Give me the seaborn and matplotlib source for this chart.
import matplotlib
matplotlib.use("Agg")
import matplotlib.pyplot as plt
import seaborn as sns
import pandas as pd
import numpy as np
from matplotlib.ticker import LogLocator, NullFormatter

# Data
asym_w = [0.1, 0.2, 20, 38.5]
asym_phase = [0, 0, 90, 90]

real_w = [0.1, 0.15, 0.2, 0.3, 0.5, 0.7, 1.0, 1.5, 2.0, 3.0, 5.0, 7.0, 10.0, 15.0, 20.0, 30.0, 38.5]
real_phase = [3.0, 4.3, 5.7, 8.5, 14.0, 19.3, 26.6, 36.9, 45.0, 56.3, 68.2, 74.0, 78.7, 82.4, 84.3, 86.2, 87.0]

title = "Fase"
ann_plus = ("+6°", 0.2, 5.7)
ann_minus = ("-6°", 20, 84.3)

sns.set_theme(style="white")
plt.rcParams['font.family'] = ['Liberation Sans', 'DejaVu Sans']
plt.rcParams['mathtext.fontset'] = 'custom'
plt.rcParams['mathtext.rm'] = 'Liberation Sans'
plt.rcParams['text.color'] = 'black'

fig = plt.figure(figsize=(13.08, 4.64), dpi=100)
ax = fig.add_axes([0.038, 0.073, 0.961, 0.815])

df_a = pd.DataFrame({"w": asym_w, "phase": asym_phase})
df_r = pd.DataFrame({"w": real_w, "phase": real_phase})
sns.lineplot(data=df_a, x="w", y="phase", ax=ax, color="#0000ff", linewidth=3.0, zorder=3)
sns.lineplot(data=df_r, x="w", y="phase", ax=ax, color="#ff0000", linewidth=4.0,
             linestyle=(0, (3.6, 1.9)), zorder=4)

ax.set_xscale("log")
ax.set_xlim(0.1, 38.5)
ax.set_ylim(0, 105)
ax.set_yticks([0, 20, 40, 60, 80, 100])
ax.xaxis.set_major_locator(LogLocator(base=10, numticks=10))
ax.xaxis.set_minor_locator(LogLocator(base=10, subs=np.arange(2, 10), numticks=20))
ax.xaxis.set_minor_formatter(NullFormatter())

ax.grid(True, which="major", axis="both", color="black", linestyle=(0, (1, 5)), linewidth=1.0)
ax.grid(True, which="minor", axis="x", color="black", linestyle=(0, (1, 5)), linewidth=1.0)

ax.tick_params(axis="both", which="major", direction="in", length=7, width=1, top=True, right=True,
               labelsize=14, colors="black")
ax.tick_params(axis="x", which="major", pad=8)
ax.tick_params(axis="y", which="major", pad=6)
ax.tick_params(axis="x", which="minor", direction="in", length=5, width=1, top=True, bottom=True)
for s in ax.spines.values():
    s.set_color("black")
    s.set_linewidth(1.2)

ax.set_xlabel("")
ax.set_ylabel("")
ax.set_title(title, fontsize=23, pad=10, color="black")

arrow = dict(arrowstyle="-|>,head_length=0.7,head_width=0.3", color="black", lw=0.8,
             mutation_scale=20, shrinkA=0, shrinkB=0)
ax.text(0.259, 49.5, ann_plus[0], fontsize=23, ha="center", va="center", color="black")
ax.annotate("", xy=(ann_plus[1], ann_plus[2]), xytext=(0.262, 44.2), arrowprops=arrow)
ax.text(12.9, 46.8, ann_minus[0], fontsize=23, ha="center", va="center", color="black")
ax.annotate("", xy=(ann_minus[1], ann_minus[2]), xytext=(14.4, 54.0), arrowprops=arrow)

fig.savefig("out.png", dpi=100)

==

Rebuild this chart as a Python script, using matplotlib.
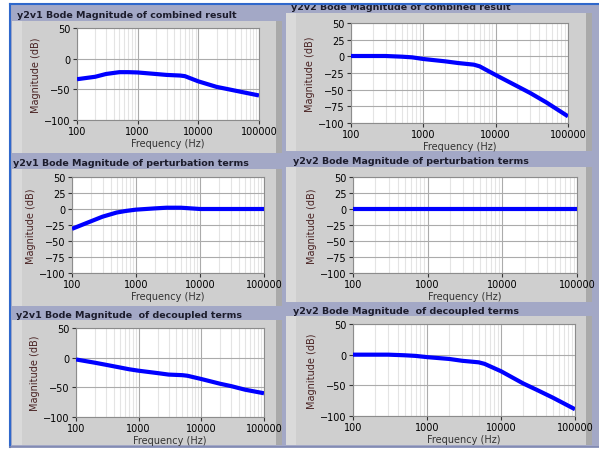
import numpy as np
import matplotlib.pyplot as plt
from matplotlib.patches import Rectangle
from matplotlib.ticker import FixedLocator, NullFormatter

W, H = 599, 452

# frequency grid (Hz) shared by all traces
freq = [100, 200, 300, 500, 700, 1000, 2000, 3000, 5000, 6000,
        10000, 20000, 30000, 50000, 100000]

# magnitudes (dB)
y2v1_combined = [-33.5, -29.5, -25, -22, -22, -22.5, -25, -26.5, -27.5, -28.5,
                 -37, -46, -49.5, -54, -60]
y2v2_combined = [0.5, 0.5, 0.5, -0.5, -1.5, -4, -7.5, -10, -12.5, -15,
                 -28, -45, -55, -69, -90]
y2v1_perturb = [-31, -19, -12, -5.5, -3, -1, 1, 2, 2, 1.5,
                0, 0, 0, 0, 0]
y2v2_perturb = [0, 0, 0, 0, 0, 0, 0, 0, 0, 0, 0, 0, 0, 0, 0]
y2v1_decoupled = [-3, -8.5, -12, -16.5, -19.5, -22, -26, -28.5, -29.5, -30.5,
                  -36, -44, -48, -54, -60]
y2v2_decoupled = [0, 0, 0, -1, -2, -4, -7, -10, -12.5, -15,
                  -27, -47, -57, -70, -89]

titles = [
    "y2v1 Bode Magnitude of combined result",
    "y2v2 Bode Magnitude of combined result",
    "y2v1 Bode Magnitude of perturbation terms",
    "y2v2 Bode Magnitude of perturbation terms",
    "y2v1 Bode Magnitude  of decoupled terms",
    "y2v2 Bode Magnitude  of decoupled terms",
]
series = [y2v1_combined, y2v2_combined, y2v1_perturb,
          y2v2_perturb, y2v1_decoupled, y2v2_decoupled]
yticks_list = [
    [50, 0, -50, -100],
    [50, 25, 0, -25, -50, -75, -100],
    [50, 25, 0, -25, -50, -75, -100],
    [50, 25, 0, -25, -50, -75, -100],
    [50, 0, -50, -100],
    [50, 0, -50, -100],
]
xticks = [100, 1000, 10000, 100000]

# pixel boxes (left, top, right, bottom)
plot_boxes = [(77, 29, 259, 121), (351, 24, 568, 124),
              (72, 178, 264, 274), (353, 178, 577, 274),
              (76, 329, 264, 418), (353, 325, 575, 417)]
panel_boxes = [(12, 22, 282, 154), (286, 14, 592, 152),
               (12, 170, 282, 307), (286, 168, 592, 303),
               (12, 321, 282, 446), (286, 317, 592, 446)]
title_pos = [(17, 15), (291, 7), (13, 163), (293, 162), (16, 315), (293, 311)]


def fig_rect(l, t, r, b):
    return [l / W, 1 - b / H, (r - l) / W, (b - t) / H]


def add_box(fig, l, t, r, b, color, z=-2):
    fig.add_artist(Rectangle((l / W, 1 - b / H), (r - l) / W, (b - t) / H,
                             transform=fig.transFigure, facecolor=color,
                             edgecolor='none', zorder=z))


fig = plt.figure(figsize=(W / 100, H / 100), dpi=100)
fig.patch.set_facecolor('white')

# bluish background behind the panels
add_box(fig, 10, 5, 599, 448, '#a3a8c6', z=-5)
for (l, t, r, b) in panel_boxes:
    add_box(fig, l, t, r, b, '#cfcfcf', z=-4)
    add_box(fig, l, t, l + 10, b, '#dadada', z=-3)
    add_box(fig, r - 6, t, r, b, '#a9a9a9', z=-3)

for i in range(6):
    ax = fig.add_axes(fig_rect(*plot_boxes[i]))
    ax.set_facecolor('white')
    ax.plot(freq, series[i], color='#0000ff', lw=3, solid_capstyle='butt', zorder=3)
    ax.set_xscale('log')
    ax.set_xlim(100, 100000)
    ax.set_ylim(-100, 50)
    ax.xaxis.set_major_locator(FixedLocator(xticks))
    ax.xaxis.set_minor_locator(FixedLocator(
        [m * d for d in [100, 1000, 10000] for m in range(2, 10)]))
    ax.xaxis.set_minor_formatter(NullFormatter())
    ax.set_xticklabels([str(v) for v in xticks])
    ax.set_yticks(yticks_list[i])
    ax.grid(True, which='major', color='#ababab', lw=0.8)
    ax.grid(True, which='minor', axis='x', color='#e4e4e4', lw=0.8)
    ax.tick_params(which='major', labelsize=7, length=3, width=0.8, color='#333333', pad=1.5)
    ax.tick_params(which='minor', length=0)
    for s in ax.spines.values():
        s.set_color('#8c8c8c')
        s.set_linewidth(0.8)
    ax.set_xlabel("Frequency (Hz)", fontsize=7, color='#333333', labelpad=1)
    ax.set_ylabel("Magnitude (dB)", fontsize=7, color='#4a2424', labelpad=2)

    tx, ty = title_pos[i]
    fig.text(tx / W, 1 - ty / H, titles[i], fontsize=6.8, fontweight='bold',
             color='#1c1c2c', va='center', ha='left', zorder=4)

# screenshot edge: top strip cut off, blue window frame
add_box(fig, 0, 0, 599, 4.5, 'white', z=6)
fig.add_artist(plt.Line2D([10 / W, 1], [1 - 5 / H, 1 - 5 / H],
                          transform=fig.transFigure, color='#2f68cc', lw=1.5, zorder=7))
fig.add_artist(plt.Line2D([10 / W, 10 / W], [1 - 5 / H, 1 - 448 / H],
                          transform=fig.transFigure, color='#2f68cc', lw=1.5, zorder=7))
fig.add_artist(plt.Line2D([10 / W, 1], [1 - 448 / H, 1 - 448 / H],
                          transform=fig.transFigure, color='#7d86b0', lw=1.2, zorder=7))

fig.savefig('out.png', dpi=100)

DO THIS.
Pick out every line of the listing containing the word "chart", and show those lines.

COMPLETED EXERCISE.
Give me the seaborn and matplotlib source for this chart.
Rebuild this chart as a Python script, using matplotlib.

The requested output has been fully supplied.